**Exercise requirements**
Both boundary lines count: repeat, exactly and alone, the lines from the one containing "Rebuild this chart" to the one containing "0.0324, 0.0321]", with pictures left out.

Records with drawing code
————————

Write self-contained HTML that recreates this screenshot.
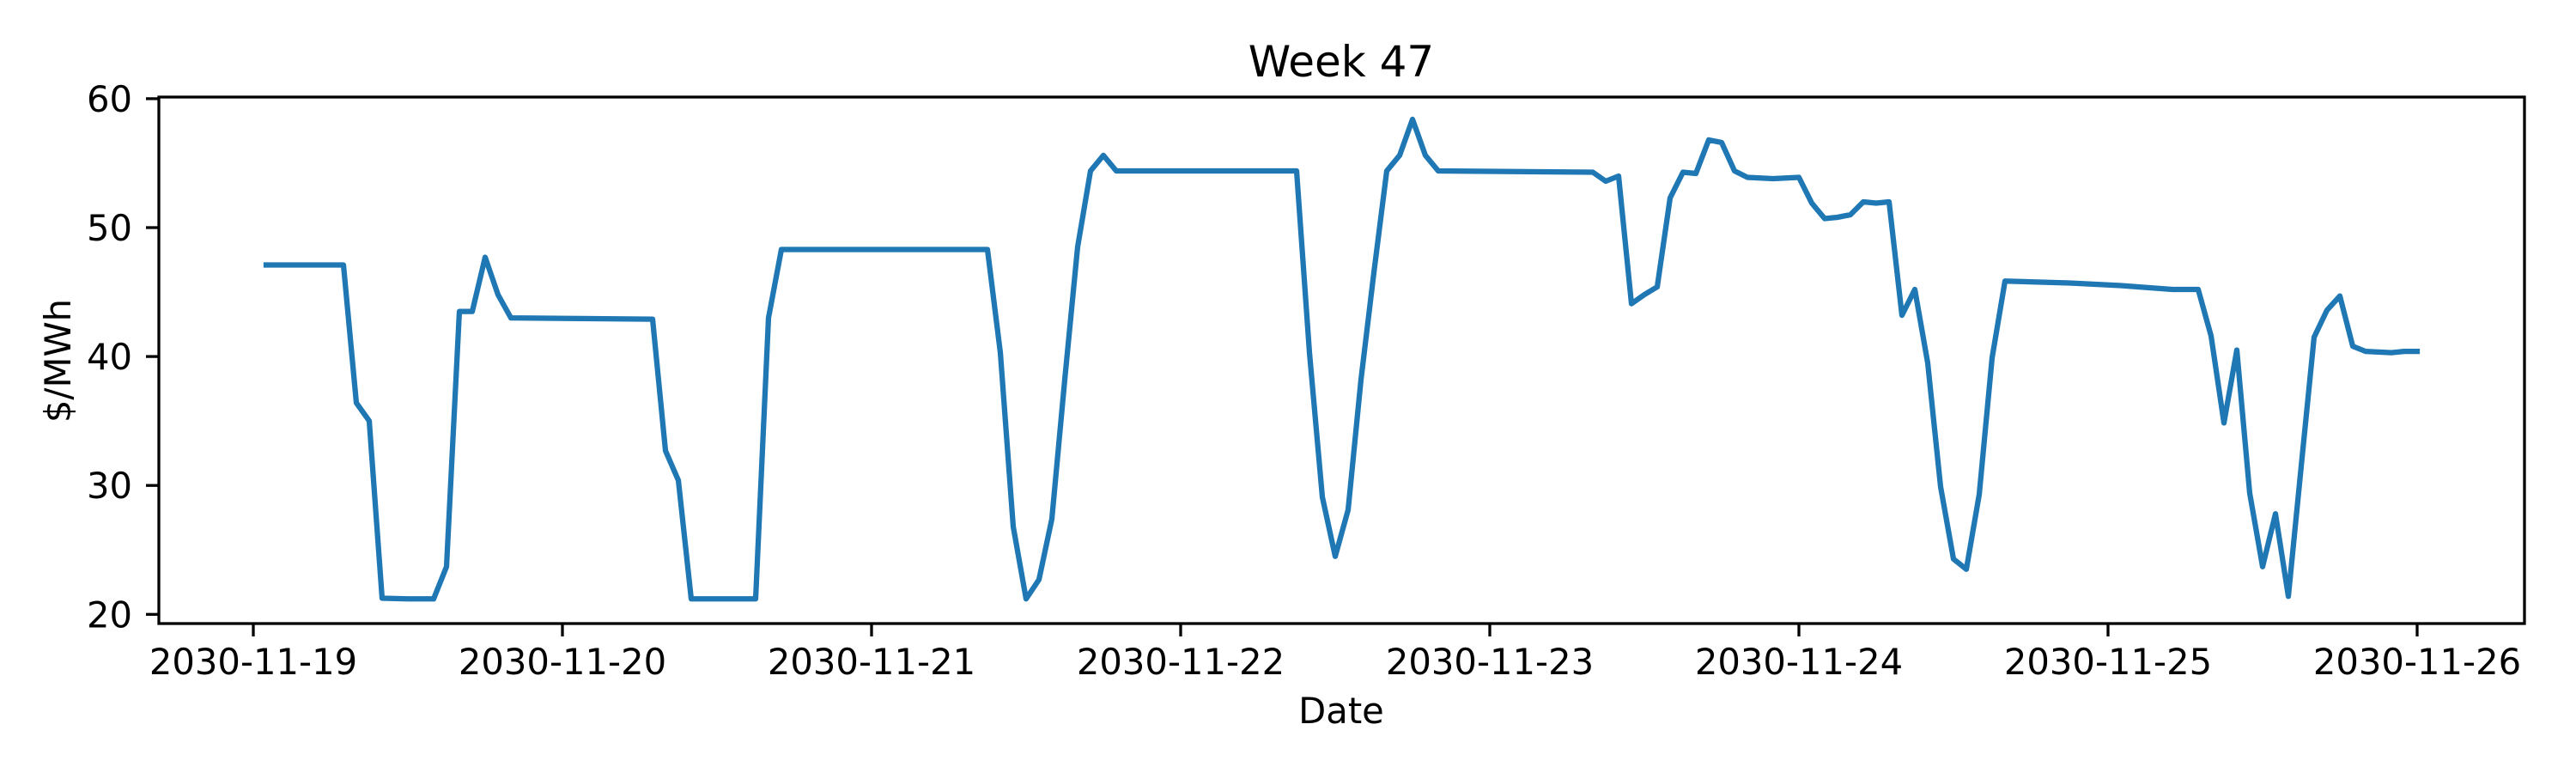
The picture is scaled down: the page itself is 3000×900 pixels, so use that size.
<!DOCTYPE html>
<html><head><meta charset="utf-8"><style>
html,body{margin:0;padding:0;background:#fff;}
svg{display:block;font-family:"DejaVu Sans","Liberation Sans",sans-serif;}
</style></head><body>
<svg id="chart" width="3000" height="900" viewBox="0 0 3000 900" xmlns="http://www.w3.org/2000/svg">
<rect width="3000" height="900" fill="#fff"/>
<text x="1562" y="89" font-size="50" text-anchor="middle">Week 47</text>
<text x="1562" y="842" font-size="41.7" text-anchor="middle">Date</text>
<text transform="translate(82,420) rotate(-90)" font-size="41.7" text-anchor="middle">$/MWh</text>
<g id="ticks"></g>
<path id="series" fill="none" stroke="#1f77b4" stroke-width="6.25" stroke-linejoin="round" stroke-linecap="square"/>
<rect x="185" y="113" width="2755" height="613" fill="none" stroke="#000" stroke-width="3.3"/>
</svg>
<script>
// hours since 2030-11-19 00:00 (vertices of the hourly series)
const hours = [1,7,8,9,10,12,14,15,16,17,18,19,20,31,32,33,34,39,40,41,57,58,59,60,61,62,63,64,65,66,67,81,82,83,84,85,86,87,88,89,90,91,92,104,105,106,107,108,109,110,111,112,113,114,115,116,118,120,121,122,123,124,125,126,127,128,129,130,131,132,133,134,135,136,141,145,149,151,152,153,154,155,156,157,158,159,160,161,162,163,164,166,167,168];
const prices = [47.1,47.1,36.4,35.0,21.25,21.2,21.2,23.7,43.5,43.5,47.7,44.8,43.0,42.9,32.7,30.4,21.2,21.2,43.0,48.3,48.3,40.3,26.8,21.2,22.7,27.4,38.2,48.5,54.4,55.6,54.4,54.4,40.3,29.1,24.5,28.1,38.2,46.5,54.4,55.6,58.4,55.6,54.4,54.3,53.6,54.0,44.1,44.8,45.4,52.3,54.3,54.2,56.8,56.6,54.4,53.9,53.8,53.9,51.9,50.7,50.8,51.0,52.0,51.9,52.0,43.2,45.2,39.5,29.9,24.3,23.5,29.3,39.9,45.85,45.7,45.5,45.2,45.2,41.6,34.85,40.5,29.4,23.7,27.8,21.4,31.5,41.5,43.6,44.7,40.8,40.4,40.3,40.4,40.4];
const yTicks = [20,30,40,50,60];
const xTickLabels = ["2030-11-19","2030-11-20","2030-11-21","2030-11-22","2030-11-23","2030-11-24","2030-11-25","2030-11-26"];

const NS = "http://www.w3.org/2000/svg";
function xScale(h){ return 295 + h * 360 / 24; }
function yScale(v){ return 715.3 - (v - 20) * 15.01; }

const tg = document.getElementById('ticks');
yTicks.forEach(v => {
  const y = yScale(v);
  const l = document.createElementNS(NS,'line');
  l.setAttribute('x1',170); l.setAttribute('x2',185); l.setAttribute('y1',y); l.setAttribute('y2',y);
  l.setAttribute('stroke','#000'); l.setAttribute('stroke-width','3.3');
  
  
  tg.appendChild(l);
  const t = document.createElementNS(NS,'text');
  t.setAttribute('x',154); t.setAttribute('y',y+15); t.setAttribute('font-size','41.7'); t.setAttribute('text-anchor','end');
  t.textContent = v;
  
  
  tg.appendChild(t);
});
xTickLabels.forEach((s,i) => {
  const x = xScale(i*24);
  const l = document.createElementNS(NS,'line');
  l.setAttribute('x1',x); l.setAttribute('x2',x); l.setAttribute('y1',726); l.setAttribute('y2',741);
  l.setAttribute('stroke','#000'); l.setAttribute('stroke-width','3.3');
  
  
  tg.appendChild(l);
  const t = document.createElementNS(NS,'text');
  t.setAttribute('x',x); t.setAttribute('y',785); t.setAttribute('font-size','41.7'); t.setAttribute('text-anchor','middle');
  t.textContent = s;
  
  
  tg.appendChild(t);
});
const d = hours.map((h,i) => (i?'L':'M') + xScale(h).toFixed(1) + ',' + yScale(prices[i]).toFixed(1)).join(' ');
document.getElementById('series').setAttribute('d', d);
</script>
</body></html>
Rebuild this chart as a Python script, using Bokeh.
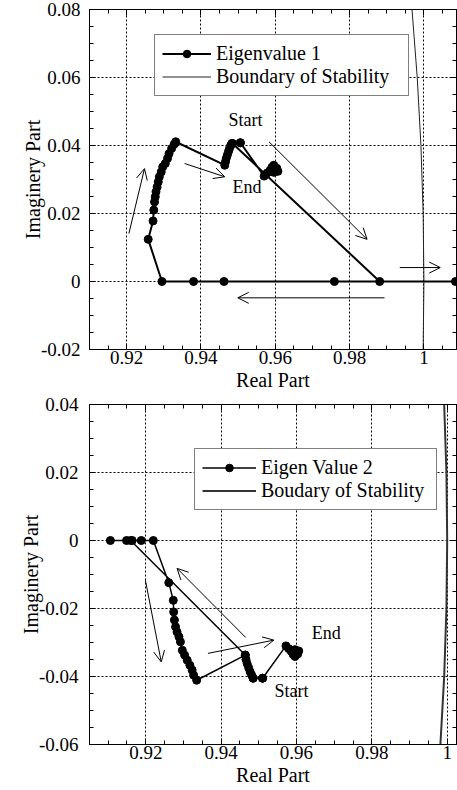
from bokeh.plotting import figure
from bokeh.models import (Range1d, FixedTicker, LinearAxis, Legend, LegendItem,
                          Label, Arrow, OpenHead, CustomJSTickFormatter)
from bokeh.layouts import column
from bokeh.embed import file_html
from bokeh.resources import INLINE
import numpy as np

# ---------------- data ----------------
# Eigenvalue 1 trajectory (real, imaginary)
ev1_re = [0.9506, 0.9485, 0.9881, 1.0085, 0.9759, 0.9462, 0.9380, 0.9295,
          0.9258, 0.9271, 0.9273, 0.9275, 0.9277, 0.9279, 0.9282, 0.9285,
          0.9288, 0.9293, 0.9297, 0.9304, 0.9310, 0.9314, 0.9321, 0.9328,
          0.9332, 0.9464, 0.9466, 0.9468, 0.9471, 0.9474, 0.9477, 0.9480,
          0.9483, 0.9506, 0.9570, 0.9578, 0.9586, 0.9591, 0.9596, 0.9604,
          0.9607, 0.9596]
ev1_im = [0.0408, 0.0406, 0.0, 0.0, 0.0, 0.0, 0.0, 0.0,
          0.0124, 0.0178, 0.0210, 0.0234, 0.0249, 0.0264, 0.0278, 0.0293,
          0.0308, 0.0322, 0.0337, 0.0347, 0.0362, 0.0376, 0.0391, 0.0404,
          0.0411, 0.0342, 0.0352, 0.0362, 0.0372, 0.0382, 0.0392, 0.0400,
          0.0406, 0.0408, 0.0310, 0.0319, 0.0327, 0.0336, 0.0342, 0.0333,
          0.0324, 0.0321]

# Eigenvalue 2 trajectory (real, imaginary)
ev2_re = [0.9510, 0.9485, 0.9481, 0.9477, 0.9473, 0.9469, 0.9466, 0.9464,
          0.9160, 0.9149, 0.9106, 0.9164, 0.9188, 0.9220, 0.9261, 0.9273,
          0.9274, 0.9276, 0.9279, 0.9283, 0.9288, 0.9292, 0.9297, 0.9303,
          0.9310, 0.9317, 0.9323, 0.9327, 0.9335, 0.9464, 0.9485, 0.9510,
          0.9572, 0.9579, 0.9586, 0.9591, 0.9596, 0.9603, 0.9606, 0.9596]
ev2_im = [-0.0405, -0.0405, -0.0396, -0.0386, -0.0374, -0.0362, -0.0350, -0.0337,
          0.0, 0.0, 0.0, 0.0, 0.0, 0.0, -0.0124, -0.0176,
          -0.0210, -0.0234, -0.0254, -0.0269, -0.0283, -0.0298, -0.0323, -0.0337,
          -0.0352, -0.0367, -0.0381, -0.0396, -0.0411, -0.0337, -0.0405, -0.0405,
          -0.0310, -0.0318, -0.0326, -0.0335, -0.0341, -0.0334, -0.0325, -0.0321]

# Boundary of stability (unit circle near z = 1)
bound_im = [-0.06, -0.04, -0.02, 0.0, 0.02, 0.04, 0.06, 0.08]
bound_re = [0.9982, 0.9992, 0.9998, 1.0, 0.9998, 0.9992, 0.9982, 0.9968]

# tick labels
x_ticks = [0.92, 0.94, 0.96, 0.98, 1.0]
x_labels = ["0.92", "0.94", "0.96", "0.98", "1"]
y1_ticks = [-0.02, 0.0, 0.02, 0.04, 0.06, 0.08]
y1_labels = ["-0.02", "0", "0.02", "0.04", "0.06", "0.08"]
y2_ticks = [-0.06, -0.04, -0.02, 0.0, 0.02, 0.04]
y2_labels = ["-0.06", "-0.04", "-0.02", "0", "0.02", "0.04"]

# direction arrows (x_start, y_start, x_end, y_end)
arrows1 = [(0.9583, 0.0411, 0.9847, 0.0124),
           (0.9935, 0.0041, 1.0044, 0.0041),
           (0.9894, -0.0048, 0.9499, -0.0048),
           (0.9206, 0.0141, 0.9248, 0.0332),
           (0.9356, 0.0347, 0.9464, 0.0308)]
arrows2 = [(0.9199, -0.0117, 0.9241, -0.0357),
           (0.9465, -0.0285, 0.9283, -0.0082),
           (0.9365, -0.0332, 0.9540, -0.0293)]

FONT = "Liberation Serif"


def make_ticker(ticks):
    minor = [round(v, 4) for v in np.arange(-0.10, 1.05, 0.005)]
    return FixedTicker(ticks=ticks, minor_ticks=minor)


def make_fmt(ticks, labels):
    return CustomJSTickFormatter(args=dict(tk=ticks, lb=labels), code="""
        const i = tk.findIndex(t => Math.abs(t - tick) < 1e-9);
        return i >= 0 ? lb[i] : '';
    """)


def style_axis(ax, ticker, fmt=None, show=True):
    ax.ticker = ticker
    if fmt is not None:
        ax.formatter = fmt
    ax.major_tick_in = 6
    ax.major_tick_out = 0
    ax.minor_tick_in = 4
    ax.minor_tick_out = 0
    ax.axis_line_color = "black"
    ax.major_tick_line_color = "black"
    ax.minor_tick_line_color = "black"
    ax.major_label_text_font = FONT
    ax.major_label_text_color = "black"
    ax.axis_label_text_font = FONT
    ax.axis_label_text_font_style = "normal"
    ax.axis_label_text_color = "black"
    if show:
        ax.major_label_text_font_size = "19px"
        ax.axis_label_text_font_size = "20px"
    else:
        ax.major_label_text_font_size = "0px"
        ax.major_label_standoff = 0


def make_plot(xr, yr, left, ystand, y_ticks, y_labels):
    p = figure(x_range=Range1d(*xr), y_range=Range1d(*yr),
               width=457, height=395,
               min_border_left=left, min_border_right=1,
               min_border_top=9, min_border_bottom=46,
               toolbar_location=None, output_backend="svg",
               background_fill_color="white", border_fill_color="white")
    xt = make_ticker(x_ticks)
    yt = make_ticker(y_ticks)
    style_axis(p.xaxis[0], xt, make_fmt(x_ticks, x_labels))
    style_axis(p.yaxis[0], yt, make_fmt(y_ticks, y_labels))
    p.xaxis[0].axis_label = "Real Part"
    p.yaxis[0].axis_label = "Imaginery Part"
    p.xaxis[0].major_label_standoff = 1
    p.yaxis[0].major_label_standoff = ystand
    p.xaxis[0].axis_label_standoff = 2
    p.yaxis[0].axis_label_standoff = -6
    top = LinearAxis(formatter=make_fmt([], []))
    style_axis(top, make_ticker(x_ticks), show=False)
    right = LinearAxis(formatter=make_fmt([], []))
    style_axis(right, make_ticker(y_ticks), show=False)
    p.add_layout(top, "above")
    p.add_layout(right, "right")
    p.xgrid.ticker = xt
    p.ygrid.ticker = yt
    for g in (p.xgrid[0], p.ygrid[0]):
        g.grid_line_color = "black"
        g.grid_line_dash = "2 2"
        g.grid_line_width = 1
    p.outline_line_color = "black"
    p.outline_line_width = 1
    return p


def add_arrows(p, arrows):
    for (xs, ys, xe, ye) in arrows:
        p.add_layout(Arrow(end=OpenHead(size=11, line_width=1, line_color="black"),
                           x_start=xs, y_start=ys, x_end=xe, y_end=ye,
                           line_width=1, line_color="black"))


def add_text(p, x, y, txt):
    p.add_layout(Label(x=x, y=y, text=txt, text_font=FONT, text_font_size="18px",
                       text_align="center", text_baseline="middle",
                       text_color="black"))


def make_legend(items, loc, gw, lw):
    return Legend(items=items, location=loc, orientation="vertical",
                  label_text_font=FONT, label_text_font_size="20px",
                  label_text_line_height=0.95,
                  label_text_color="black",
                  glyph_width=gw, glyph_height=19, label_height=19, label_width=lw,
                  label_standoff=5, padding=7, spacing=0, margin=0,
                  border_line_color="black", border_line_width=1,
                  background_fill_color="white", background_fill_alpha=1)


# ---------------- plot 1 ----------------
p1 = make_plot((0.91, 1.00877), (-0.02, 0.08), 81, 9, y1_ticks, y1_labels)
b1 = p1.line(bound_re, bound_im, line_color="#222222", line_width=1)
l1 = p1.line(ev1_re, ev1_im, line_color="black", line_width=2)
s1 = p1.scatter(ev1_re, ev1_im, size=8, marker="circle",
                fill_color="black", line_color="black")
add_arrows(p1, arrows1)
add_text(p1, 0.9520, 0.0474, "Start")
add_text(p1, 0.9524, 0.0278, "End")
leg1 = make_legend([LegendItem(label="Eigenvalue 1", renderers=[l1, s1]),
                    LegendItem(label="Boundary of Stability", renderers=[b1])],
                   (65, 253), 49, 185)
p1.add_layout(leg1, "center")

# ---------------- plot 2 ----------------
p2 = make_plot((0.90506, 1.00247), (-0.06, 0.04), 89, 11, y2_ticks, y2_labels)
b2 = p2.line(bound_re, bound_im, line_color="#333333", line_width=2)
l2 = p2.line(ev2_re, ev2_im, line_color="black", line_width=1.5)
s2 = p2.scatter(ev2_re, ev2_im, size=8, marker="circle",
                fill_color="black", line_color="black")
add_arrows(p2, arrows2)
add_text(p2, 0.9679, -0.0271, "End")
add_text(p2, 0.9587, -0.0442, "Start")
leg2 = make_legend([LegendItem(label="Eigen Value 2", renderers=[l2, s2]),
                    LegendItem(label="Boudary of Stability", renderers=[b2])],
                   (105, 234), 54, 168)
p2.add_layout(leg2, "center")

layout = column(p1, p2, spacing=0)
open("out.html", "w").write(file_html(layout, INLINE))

————————

**Reply**
Rebuild this chart as a Python script, using Bokeh.
from bokeh.plotting import figure
from bokeh.models import (Range1d, FixedTicker, LinearAxis, Legend, LegendItem,
                          Label, Arrow, OpenHead, CustomJSTickFormatter)
from bokeh.layouts import column
from bokeh.embed import file_html
from bokeh.resources import INLINE
import numpy as np

# ---------------- data ----------------
# Eigenvalue 1 trajectory (real, imaginary)
ev1_re = [0.9506, 0.9485, 0.9881, 1.0085, 0.9759, 0.9462, 0.9380, 0.9295,
          0.9258, 0.9271, 0.9273, 0.9275, 0.9277, 0.9279, 0.9282, 0.9285,
          0.9288, 0.9293, 0.9297, 0.9304, 0.9310, 0.9314, 0.9321, 0.9328,
          0.9332, 0.9464, 0.9466, 0.9468, 0.9471, 0.9474, 0.9477, 0.9480,
          0.9483, 0.9506, 0.9570, 0.9578, 0.9586, 0.9591, 0.9596, 0.9604,
          0.9607, 0.9596]
ev1_im = [0.0408, 0.0406, 0.0, 0.0, 0.0, 0.0, 0.0, 0.0,
          0.0124, 0.0178, 0.0210, 0.0234, 0.0249, 0.0264, 0.0278, 0.0293,
          0.0308, 0.0322, 0.0337, 0.0347, 0.0362, 0.0376, 0.0391, 0.0404,
          0.0411, 0.0342, 0.0352, 0.0362, 0.0372, 0.0382, 0.0392, 0.0400,
          0.0406, 0.0408, 0.0310, 0.0319, 0.0327, 0.0336, 0.0342, 0.0333,
          0.0324, 0.0321]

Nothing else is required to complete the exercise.